Research Design and Methods: Within each subgroup (Latino and non-Latino), preschoolers will be randomly assigned to either PCMC-A or Head Start as usual. Low SES Head Start preschool children and parents in the treatment group will receive the 8-week attention training program (PCMC-A). In the first six months of Year 1 and prior to beginning the efficacy study, researchers will finalize training materials and intervention fidelity procedures and begin training additional staff who will deliver the intervention (for both parents and children). The adaptation of PCMC-A for Latino families will be carried out, and procedures will be established for recruiting and evaluating program staff from the bicultural/bilingual Latino community. In the second half of Year 1, researchers will pilot the training materials and the treatment fidelity procedures. Also in Year 1, the researchers will evaluate the program staffs' fidelity of instruction and assess family and child outcomes. Researchers will deliver the intervention and collect data from the winter and spring quarters of Year 1 and during all three quarters of Years 2–4. Thus, over the course of this project, researchers anticipate obtaining full data from 11 quarters. Out of approximately 300 children, 150 will receive PCMC-A and 150 will attend Head Start as usual; approximately 75 of each group will be Latino and 75 non-Latino.

Control Condition: Preschoolers and parents in the control group will not receive the PCMC-A intervention and will participate in Head Start as usual.
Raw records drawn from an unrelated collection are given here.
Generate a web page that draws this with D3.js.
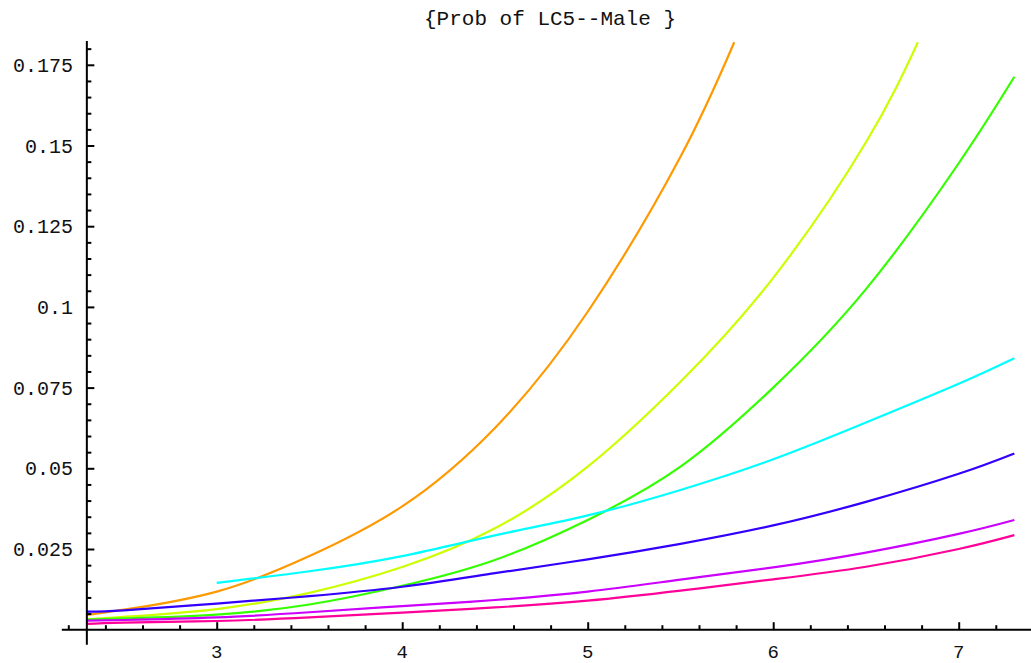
<!DOCTYPE html>
<html>
<head>
<meta charset="utf-8">
<script src="https://cdn.jsdelivr.net/npm/d3@7"></script>
<style>
  body { margin: 0; background: #fff; }
  svg { display: block; }
  text { font-family: "Liberation Mono", "Courier New", monospace; fill: #111; }
</style>
</head>
<body>
<svg id="chart" width="1031" height="663"></svg>
<script>
// values
const xGrid = [2.3, 2.5, 3, 3.5, 4, 4.5, 5, 5.5, 6, 6.5, 7, 7.3];

const orangeX = [2.3, 2.5, 3, 3.5, 4, 4.5, 5, 5.5, 5.79];
const orangeY = [0.0046, 0.0062, 0.0118, 0.0228, 0.0382, 0.0625, 0.0985, 0.1465, 0.182];

const yellowX = [2.3, 2.5, 3, 3.5, 4, 4.5, 5, 5.5, 6, 6.5, 6.78];
const yellowY = [0.0032, 0.0040, 0.0064, 0.0114, 0.0194, 0.0314, 0.0505, 0.0768, 0.109, 0.151, 0.182];

const greenY  = [0.0031, 0.0035, 0.0047, 0.0078, 0.0136, 0.0216, 0.034, 0.0505, 0.0750, 0.1055, 0.1445, 0.1713];

const cyanX = [3, 3.5, 4, 4.5, 5, 5.5, 6, 6.5, 7, 7.3];
const cyanY = [0.0145, 0.0181, 0.0228, 0.0292, 0.0354, 0.0433, 0.0528, 0.0642, 0.0762, 0.0841];

const blueY   = [0.0056, 0.0060, 0.0081, 0.0104, 0.0133, 0.0175, 0.0218, 0.0266, 0.0323, 0.0396, 0.0483, 0.0546];
const purpleY = [0.0028, 0.0030, 0.0038, 0.0054, 0.0073, 0.0092, 0.0118, 0.0155, 0.0193, 0.0239, 0.0297, 0.034];
const pinkY   = [0.0018, 0.0022, 0.0027, 0.0038, 0.0053, 0.0069, 0.0090, 0.0121, 0.0156, 0.0195, 0.0250, 0.0293];

const yMajor = [0.025, 0.05, 0.075, 0.1, 0.125, 0.15, 0.175];
const yLabels = ['0.025', '0.05', '0.075', '0.1', '0.125', '0.15', '0.175'];
const xMajor = [3, 4, 5, 6, 7];
const xLabels = ['3', '4', '5', '6', '7'];

const title = '{Prob of LC5--Male }';

const svg = d3.select('#chart');

let x = d3.scaleLinear().domain([2.3, 7.3]).range([86.85, 1014.35]);
let y = d3.scaleLinear().domain([0, 0.175]).range([629.7, 64.8]);

let series = [
  {color: '#ff9900', xs: orangeX, ys: orangeY},
  {color: '#ccff00', xs: yellowX, ys: yellowY},
  {color: '#33ff00', xs: xGrid, ys: greenY},
  {color: '#00ffff', xs: cyanX, ys: cyanY},
  {color: '#3300ff', xs: xGrid, ys: blueY},
  {color: '#cc00ff', xs: xGrid, ys: purpleY},
  {color: '#ff0099', xs: xGrid, ys: pinkY}
];

svg.append('clipPath').attr('id', 'plotClip')
  .append('rect')
  .attr('x', x(2.3)).attr('y', y(0.1823))
  .attr('width', 1031 - x(2.3)).attr('height', y(0) - y(0.1823) + 20);

let line = d3.line()
  .x(d => x(d[0]))
  .y(d => y(d[1]))
  .curve(d3.curveNatural);

svg.append('g').attr('clip-path', 'url(#plotClip)')
  .selectAll('path')
  .data(series)
  .enter().append('path')
  .attr('d', s => line(s.xs.map((v, i) => [v, s.ys[i]])))
  .attr('fill', 'none')
  .attr('stroke', s => s.color)
  .attr('stroke-width', 2.2);

// axes lines (run past the ticks, as in the picture)
svg.append('line')
  .attr('x1', x(2.165)).attr('x2', 1031)
  .attr('y1', y(0)).attr('y2', y(0))
  .attr('stroke', '#000').attr('stroke-width', 2);
svg.append('line')
  .attr('x1', x(2.3)).attr('x2', x(2.3))
  .attr('y1', y(0.1824)).attr('y2', y(-0.0047))
  .attr('stroke', '#000').attr('stroke-width', 2);

let yMinor = d3.range(1, 37).map(i => i * 0.005).filter(v => !yMajor.some(m => Math.abs(m - v) < 1e-9));
let xMinor = d3.range(11, 38).map(i => i * 0.2).filter(v => !xMajor.some(m => Math.abs(m - v) < 1e-9));

function tickAxis(axis, tx, ty) {
  let g = svg.append('g').attr('transform', 'translate(' + tx + ',' + ty + ')').call(axis);
  g.select('.domain').remove();
  g.selectAll('.tick line').attr('stroke', '#000').attr('stroke-width', 2);
  return g;
}

tickAxis(d3.axisRight(y).tickValues(yMinor).tickSize(4.5).tickFormat(''), x(2.3), 0);
tickAxis(d3.axisRight(y).tickValues(yMajor).tickSize(7.5).tickFormat(''), x(2.3), 0);
tickAxis(d3.axisTop(x).tickValues(xMinor).tickSize(4.5).tickFormat(''), 0, y(0));
tickAxis(d3.axisTop(x).tickValues(xMajor).tickSize(7.5).tickFormat(''), 0, y(0));

svg.append('g').selectAll('text')
  .data(yMajor)
  .enter().append('text')
  .attr('x', 73)
  .attr('y', d => y(d) + 7)
  .attr('text-anchor', 'end')
  .style('font-size', '20px')
  .text((d, i) => yLabels[i]);

svg.append('g').selectAll('text')
  .data(xMajor)
  .enter().append('text')
  .attr('x', d => x(d))
  .attr('y', 658)
  .attr('text-anchor', 'middle')
  .style('font-size', '19px')
  .text((d, i) => xLabels[i]);

svg.append('text')
  .attr('x', 550)
  .attr('y', 25)
  .attr('text-anchor', 'middle')
  .style('font-size', '21px')
  .text(title);
</script>
</body>
</html>
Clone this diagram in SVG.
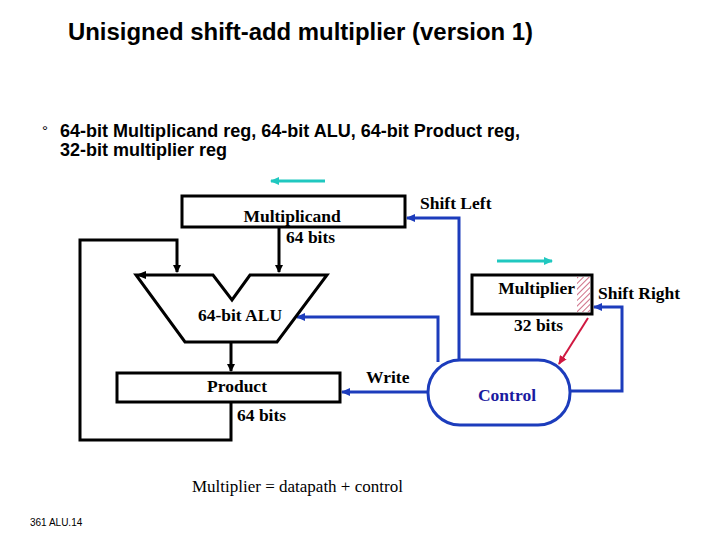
<svg xmlns="http://www.w3.org/2000/svg" width="720" height="540" viewBox="0 0 720 540">
<style>
.t{font-family:"Liberation Serif",serif;font-weight:bold;font-size:17.5px;fill:#000}
.a{font-family:"Liberation Sans",Arial,sans-serif}
.blk{fill:none;stroke:#000;stroke-width:3}
.blu{fill:none;stroke:#1c3cbc;stroke-width:3}
</style>
<defs>
<marker id="ak" markerWidth="8" markerHeight="8" refX="7" refY="4" orient="auto" markerUnits="userSpaceOnUse"><path d="M0,0 L8,4 L0,8 Z" fill="#000"/></marker>
<marker id="ab" markerWidth="9" markerHeight="8" refX="8" refY="4" orient="auto" markerUnits="userSpaceOnUse"><path d="M0,0 L9,4 L0,8 Z" fill="#1c3cbc"/></marker>
<marker id="ar" markerWidth="9" markerHeight="8" refX="8" refY="4" orient="auto" markerUnits="userSpaceOnUse"><path d="M0,0 L9,4 L0,8 Z" fill="#d01840"/></marker>
<marker id="at" markerWidth="9" markerHeight="8" refX="8" refY="4" orient="auto" markerUnits="userSpaceOnUse"><path d="M0,0 L9,4 L0,8 Z" fill="#20c8c0"/></marker>
<pattern id="hatch" width="4" height="4" patternUnits="userSpaceOnUse" patternTransform="rotate(45)"><rect width="4" height="4" fill="#fff"/><line x1="0" y1="0" x2="0" y2="4" stroke="#c04060" stroke-width="1.5"/></pattern>
</defs>
<rect width="720" height="540" fill="#fff"/>
<text class="a" x="68" y="40" font-size="23" font-weight="bold" textLength="465" lengthAdjust="spacingAndGlyphs">Unisigned shift-add multiplier (version 1)</text>
<text class="a" x="42" y="136" font-size="15">°</text>
<text class="a" x="60" y="137" font-size="18" font-weight="bold" textLength="460" lengthAdjust="spacingAndGlyphs">64-bit Multiplicand reg, 64-bit ALU, 64-bit Product reg,</text>
<text class="a" x="60" y="156" font-size="18" font-weight="bold" textLength="167" lengthAdjust="spacingAndGlyphs">32-bit multiplier reg</text>

<g id="connectors">
<line x1="325" y1="181" x2="271" y2="181" stroke="#20c8c0" stroke-width="3" marker-end="url(#at)"/>
<line x1="497" y1="261" x2="552" y2="261" stroke="#20c8c0" stroke-width="3" marker-end="url(#at)"/>
<polyline class="blk" points="279,227 279,272" marker-end="url(#ak)"/>
<polyline class="blk" points="231,402 231,440 80,440 80,240 177,240 177,272" marker-end="url(#ak)"/>
<polyline class="blk" points="231,342 231,371" marker-end="url(#ak)"/>
<polyline class="blu" points="459,360 459,218 407,218" marker-end="url(#ab)"/>
<polyline class="blu" points="438,362 438,317 297,317" marker-end="url(#ab)"/>
<polyline class="blu" points="427,392 342,392" marker-end="url(#ab)"/>
<polyline class="blu" points="570,391 622,391 622,307 594,307" marker-end="url(#ab)"/>
<line x1="588" y1="318" x2="559" y2="364" stroke="#d01840" stroke-width="2" marker-end="url(#ar)"/>
</g>

<g id="multiplicand">
<rect x="182" y="196" width="223" height="31" class="blk" fill="#fff"/>
<text class="t" x="292" y="222" text-anchor="middle">Multiplicand</text>
<text class="t" x="286" y="243">64 bits</text>
<text class="t" x="420" y="209">Shift Left</text>
</g>

<g id="alu">
<polygon class="blk" points="136,275 213,275 232,300 250,275 327,275 277,342 185,342"/>
<path d="M146,271 L136,275 L146,279 Z" fill="#000"/>
<text class="t" x="240" y="321" text-anchor="middle">64-bit ALU</text>
</g>

<g id="product">
<rect x="117" y="373" width="223" height="29" class="blk" fill="#fff"/>
<text class="t" x="237" y="392" text-anchor="middle">Product</text>
<text class="t" x="237" y="421">64 bits</text>
<text class="t" x="366" y="383">Write</text>
</g>

<g id="multiplier">
<rect x="472" y="275" width="120" height="39" class="blk" fill="#fff"/>
<rect x="577" y="277" width="13" height="35" fill="url(#hatch)"/>
<text class="t" x="575" y="294" text-anchor="end">Multiplier</text>
<text class="t" x="598" y="299">Shift Right</text>
<text class="t" x="514" y="331">32 bits</text>
</g>

<g id="control">
<rect x="428" y="360" width="142" height="65" rx="32" ry="32" class="blu" fill="#fff"/>
<text class="t" x="507" y="401" text-anchor="middle" style="fill:#1a1aa0">Control</text>
</g>

<text x="192" y="492" font-family="Liberation Serif,serif" font-size="17">Multiplier = datapath + control</text>
<text class="a" x="30" y="526" font-size="10">361 ALU.14</text>
</svg>
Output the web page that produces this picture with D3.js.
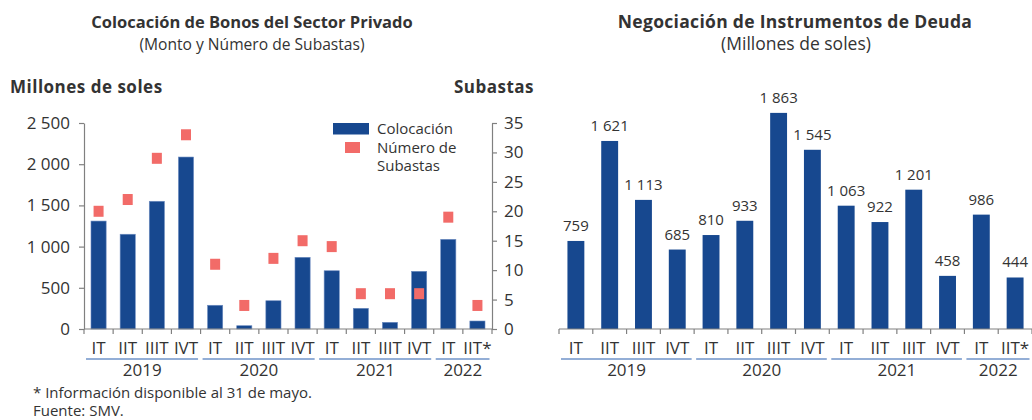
<!DOCTYPE html>
<html>
<head>
<meta charset="utf-8">
<script src="https://cdn.jsdelivr.net/npm/d3@7"></script>
<style>
  html, body { margin: 0; padding: 0; background: #fff; }
  svg { display: block; font-family: "Open Sans", "Noto Sans", sans-serif; }
  text { fill: #333; }
</style>
</head>
<body>
<svg id="chart" width="1032" height="420"></svg>
<script>
// Quarter labels shared by both panels
const quarters = ["IT", "IIT", "IIIT", "IVT", "IT", "IIT", "IIIT", "IVT", "IT", "IIT", "IIIT", "IVT", "IT", "IIT*"];
const years = ["2019", "2020", "2021", "2022"];
const quartersPerYear = [4, 4, 4, 2];

// Left panel: placement amount (millions of soles) and number of auctions
const colocacion = [1310, 1150, 1550, 2087, 288, 40, 343, 870, 707, 251, 81, 700, 1088, 97];
const subastas = [20, 22, 29, 33, 11, 4, 12, 15, 14, 6, 6, 6, 19, 4];
const leftTicks = [0, 500, 1000, 1500, 2000, 2500];
const rightTicks = [0, 5, 10, 15, 20, 25, 30, 35];

// Right panel: trading of debt instruments (millions of soles)
const negociacion = [759, 1621, 1113, 685, 810, 933, 1863, 1545, 1063, 922, 1201, 458, 986, 444];

const BLUE = "#17488f";
const RED = "#f26b68";
const AXIS = "#808080";
const YEARLINE = "#6f93c9";

const locale = d3.formatLocale({ decimal: ",", thousands: "\u2009", grouping: [3], currency: ["", ""] });
const fmt = v => locale.format(",")(v).replace(/\u2009/g, " ");

const svg = d3.select("#chart");
const idx = d3.range(quarters.length);

// Category axis with quarter labels, boundary ticks and year brackets
function categoryAxis(g, x, y0) {
  const step = x.step();
  const off = (step - x.bandwidth()) / 2;
  const [r0, r1] = x.range();
  g.append("line").attr("x1", r0).attr("x2", r1).attr("y1", y0).attr("y2", y0)
    .attr("stroke", AXIS).attr("stroke-width", 1.2);
  const bounds = idx.map(i => x(i) - off).concat([x(idx.length - 1) - off + step]);
  g.selectAll(".ctick").data(bounds).join("line")
    .attr("x1", d => d).attr("x2", d => d).attr("y1", y0).attr("y2", y0 + 5)
    .attr("stroke", AXIS).attr("stroke-width", 1.2);
  g.selectAll(".qlab").data(idx).join("text")
    .attr("x", i => x(i) + x.bandwidth() / 2).attr("y", y0 + 25)
    .attr("text-anchor", "middle").attr("font-size", 17)
    .text(i => quarters[i]);
  let start = 0;
  years.forEach((yr, k) => {
    const n = quartersPerYear[k];
    const a = x(start) - off, b = x(start + n - 1) - off + step;
    g.append("line").attr("x1", a + 2).attr("x2", b - 2.5).attr("y1", y0 + 30).attr("y2", y0 + 30)
      .attr("stroke", YEARLINE).attr("stroke-width", 1.3);
    g.append("text").attr("x", (a + b) / 2).attr("y", y0 + 47)
      .attr("text-anchor", "middle").attr("font-size", 17).text(yr);
    start += n;
  });
}

// ---------- Left panel ----------
const L = svg.append("g");
const baseY = 329;
const xL = d3.scaleBand().domain(idx).range([84, 492]).paddingInner(0.48).paddingOuter(0.24);
const yL = d3.scaleLinear().domain([0, 2500]).range([baseY, 123]);
const yR = d3.scaleLinear().domain([0, 35]).range([baseY, 123]);

L.append("text").attr("x", 252).attr("y", 28).attr("text-anchor", "middle")
  .attr("font-size", 16.5).attr("font-weight", "bold").text("Colocación de Bonos del Sector Privado");
L.append("text").attr("x", 252).attr("y", 50).attr("text-anchor", "middle")
  .attr("font-size", 15.6).text("(Monto y Número de Subastas)");
L.append("text").attr("x", 10).attr("y", 93).attr("font-size", 17).attr("letter-spacing", 0.5)
  .attr("font-weight", "bold").text("Millones de soles");
L.append("text").attr("x", 534).attr("y", 93).attr("text-anchor", "end").attr("letter-spacing", 0.5)
  .attr("font-size", 17).attr("font-weight", "bold").text("Subastas");

L.selectAll(".bar").data(idx).join("rect")
  .attr("x", i => xL(i)).attr("width", xL.bandwidth())
  .attr("y", i => yL(colocacion[i])).attr("height", i => baseY - yL(colocacion[i]))
  .attr("fill", BLUE).attr("stroke", "#6d8cc0").attr("stroke-width", 0.6);

L.selectAll(".mk").data(idx).join("rect")
  .attr("x", i => xL(i) + xL.bandwidth() / 2 - 5).attr("width", 10)
  .attr("y", i => yR(subastas[i]) - 5.5).attr("height", 11)
  .attr("fill", RED);

const axL = L.append("g").attr("transform", "translate(84,0)")
  .call(d3.axisLeft(yL).tickValues(leftTicks).tickFormat(fmt).tickSize(5).tickSizeOuter(0).tickPadding(9));
const axR = L.append("g").attr("transform", "translate(492,0)")
  .call(d3.axisRight(yR).tickValues(rightTicks).tickSize(5).tickSizeOuter(0).tickPadding(7));
[axL, axR].forEach(a => {
  a.select(".domain").attr("stroke", AXIS).attr("stroke-width", 1.2);
  a.selectAll(".tick line").attr("stroke", AXIS).attr("stroke-width", 1.2);
  a.selectAll(".tick text").attr("font-size", 17).attr("font-family", "Open Sans, sans-serif").attr("fill", "#333");
});

categoryAxis(L.append("g"), xL, baseY);

// Legend
const lg = L.append("g");
lg.append("rect").attr("x", 333).attr("y", 123).attr("width", 36).attr("height", 11.5).attr("fill", BLUE);
lg.append("rect").attr("x", 345).attr("y", 142).attr("width", 15).attr("height", 11).attr("fill", RED);
lg.append("text").attr("x", 377).attr("y", 134).attr("font-size", 15).text("Colocación");
lg.append("text").attr("x", 377).attr("y", 153).attr("font-size", 15).text("Número de");
lg.append("text").attr("x", 377).attr("y", 171).attr("font-size", 15).text("Subastas");

// Notes
L.append("text").attr("x", 33).attr("y", 398).attr("font-size", 15).text("* Información disponible al 31 de mayo.");
L.append("text").attr("x", 33).attr("y", 416).attr("font-size", 15).text("Fuente: SMV.");

// ---------- Right panel ----------
const R = svg.append("g");
const xN = d3.scaleBand().domain(idx).range([559, 1032]).paddingInner(0.5).paddingOuter(0.25);
const yN = d3.scaleLinear().domain([0, 2000]).range([baseY, 97]);

R.append("text").attr("x", 795).attr("y", 28).attr("text-anchor", "middle")
  .attr("font-size", 17.5).attr("letter-spacing", 0.3).attr("font-weight", "bold")
  .text("Negociación de Instrumentos de Deuda");
R.append("text").attr("x", 796).attr("y", 50).attr("text-anchor", "middle")
  .attr("font-size", 17.5).text("(Millones de soles)");

R.selectAll(".bar").data(idx).join("rect")
  .attr("x", i => xN(i)).attr("width", xN.bandwidth())
  .attr("y", i => yN(negociacion[i])).attr("height", i => baseY - yN(negociacion[i]))
  .attr("fill", BLUE);

R.selectAll(".val").data(idx).join("text")
  .attr("x", i => xN(i) + xN.bandwidth() / 2).attr("y", i => yN(negociacion[i]) - 10)
  .attr("text-anchor", "middle").attr("font-size", 15)
  .text(i => fmt(negociacion[i]));

categoryAxis(R.append("g"), xN, baseY);
</script>
</body>
</html>
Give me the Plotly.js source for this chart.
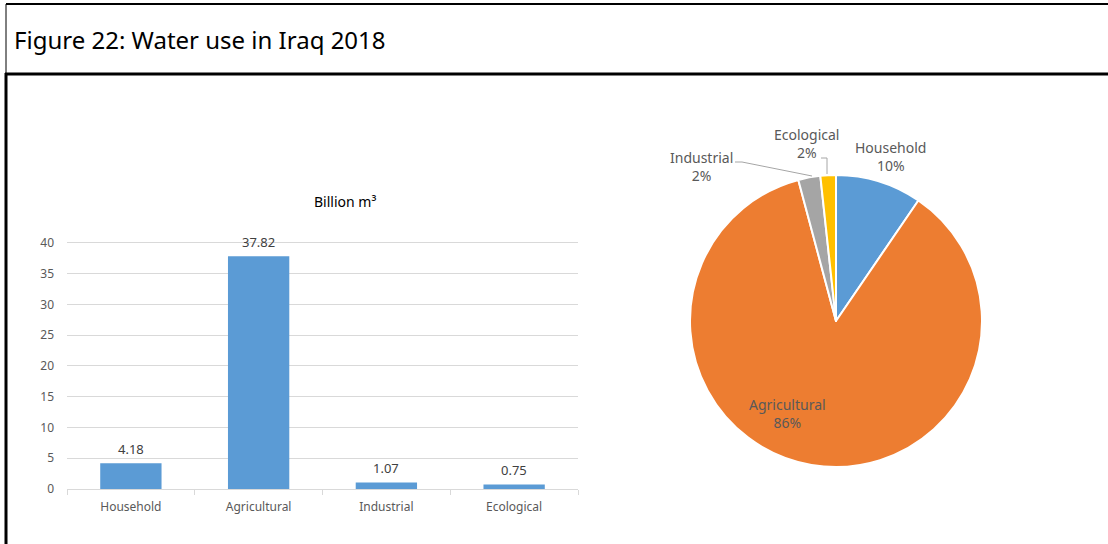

Key Measures: Behavioral tests of language (e.g., Clinical Evaluation of Language Fundamentals-Preschool: Second Edition-CELF-P2 and Get it, Got It, Go!), cognition and attention (e.g., Forward Word Span—a measure of working memory; Computer Stroop and Gift Delay Tasks— measures of executive function), and electrophysiological measures of attention will be administered. Parents and teachers will complete questionnaires documenting child behavior and family stress and interactions between parents and children will be videotaped and quantified to document parent language, turn-taking and conflict resolution.

Data Analytic Strategy: A series of planned comparisons using analyses of covariance will be performed to test the relative effects of PCMC-A on outcomes for Latino and non-Latino children and families. Structural equation modeling will also be used to examine the effects of the different components of PCMC-A on intervention outcomes.

Related IES Projects: Training Attention in Preschool: Effects on Neurocognitive Functions and School Performance (R305B070018) and Longitudinal Follow-up of Successful Parent/Child Intervention in Pre-school Children At Risk for School Failure (R305A110397)

Products and Publications

Book chapter

Pakulak, E., Hampton Wray, A., Longoria, Z., Garcia Isaza, A., Stevens, C., Bell, T., ... & Neville, H. (2017). Cultural Adaptation of a Neurobiologically Informed Intervention in Local and International Contexts. New Directions for Child and Adolescent Development, 2017(158), 81–92.

Stevens, C., and Neville, H. (2014). Specificity of Experiential Effects in Neurocognitive Development. In M.S. Gazzaniga and G.R. Magnum, Eds., The Cognitive Neurosciences (pp. 129–142. Cambridge: The MIT Press.